Monitoring the Data Lake: Detecting Data Anomalies in ETL pipelines
Why this training
The data in your data warehouse is mission critical. Reports are being used to make crucial company decisions. Your reputation is on the line to be sure of the accuracy of the data being reported. It is critical that you have confidence in your data pipeline execution.
Your data pipelines are complex and changing often. Regressions are possible from minor changes to DAGs and tasks. This may have unintended impacts on tables, and data flow which may not be discovered until much later and data has been already used in reports. Also, failure and DAG outages occur. You need confidence that when failures are fixed, that data is ‘flowing’ again and things are back to normal. Finally, complex ETL demands accuracy when data is mission critical. How do you know that your ETL is copying all rows accurately? That your joins are not dropping any data?

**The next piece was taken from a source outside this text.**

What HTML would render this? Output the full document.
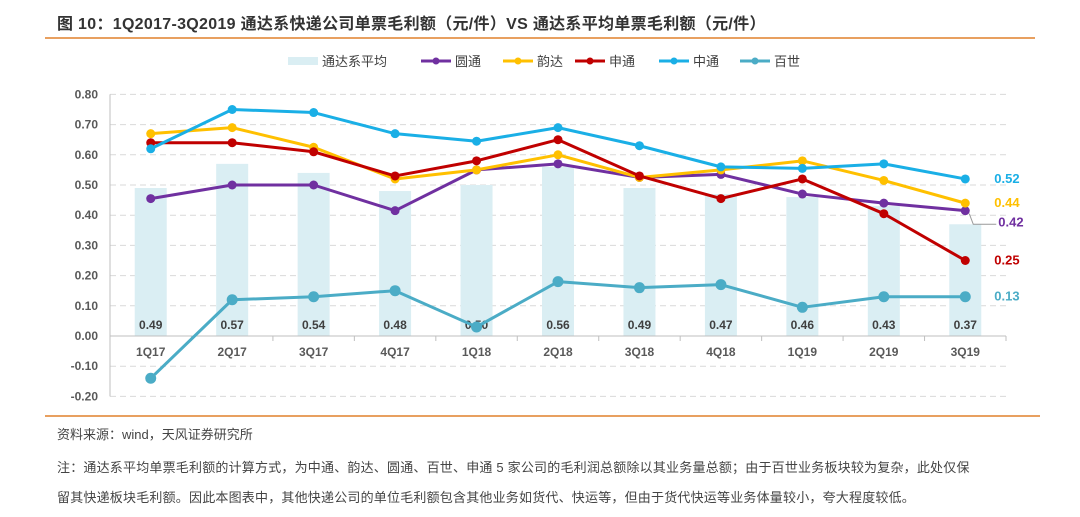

This training gives you practical, real-world examples of tests that can be added to any data pipeline to provide you with the confidence that things are working as expected.
What will I learn?
The class will include hands-on activities and provide pseudo-code examples of tests that can be run against your tables and data models. You will learn about the different classes of tests, how to set them up, and the important metrics to monitor.
How will this help my company and me?
Accurate business decisions, confidence that data quality is valid, and no more guesswork or surprises about data quality. Sounds great, right? Once you’re freed from worrying and fighting fires, you can refocus on your being creative with your data and have the confidence to make changes.